No. Print media is in decline because they spend money on reporters, investigation, fact checking and writing. And this is absolutely essential is we are to keep our politicians, corporations, and public institutions accountable. Online news sites, on the other hand, curate content from newswires, freelancers and stringers, all of whom are paid by the word, irrespective of the quality of those words. There is an aphorism in journalism now that every story is a ‘two paragraph context, one quote from each side, online within 15 minutes’.
In this age of complex issues and divisive politics, we have never needed a powerful ‘fifth estate’ more than we do now. Politicians and businesses are attacking very complex issues – think terrorism, climate change, stimulation of industrial innovation – that need long term, nuanced approaches.

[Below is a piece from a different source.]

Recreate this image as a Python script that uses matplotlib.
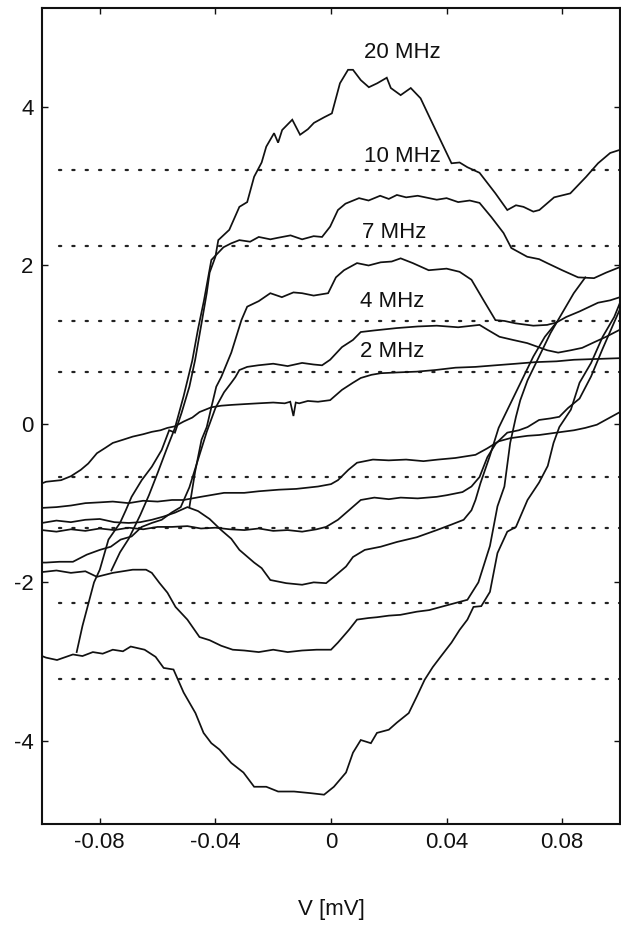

And the current news media need to reduce everything to a quote or a sound bite – quite simply – failing to provide us with the tools we need to engage.
The news media was never supposed to become an opium for the masses; it needs to be a tool for informing us – objectively – on the important issues of the day. To enable us to exercise our roles as citizens of a democracy . In order to do this, we need journalists who hold politicians – fairly and objectively – accountable; critiquing their policies and positions and not how much they spent for breakfast that morning. We need journalists who don’t simply tell us what we want to hear and what pleases (or aggravates) us, but makes us think more deeply on complex issues. And this means journalists who are given the time, resources and editorial license to research, investigate and write their findings.
But we are not getting this quality of journalism. And the newspapers and websites are not at fault. They are providing exactly what the consumer wants. So while the free market media is giving the market what it wants, it is failing society. So what do you do?
We fund public education because, even though kids would likely not choose to go to school, we know it’s good for society if they do. I think it’s time for governments to rethink their relationship with the media. We obviously don’t want the government owning or controlling the media – this clearly is at cross purposes to a media that holds government accountable. But what about public broadcasting? Using public money to fund – no strings attached – the investigative capacity of a limited number of ‘newspapers of record’ for the country. It has worked quite effectively in radio in Canada and Great Britain.
Our America neighbours are quick to point out that citizenship come with responsibilities. One of these responsibilities is to become informed though impartial, thoughtful analysis… even if it reveals to us truths we do not like. This is worth investing in!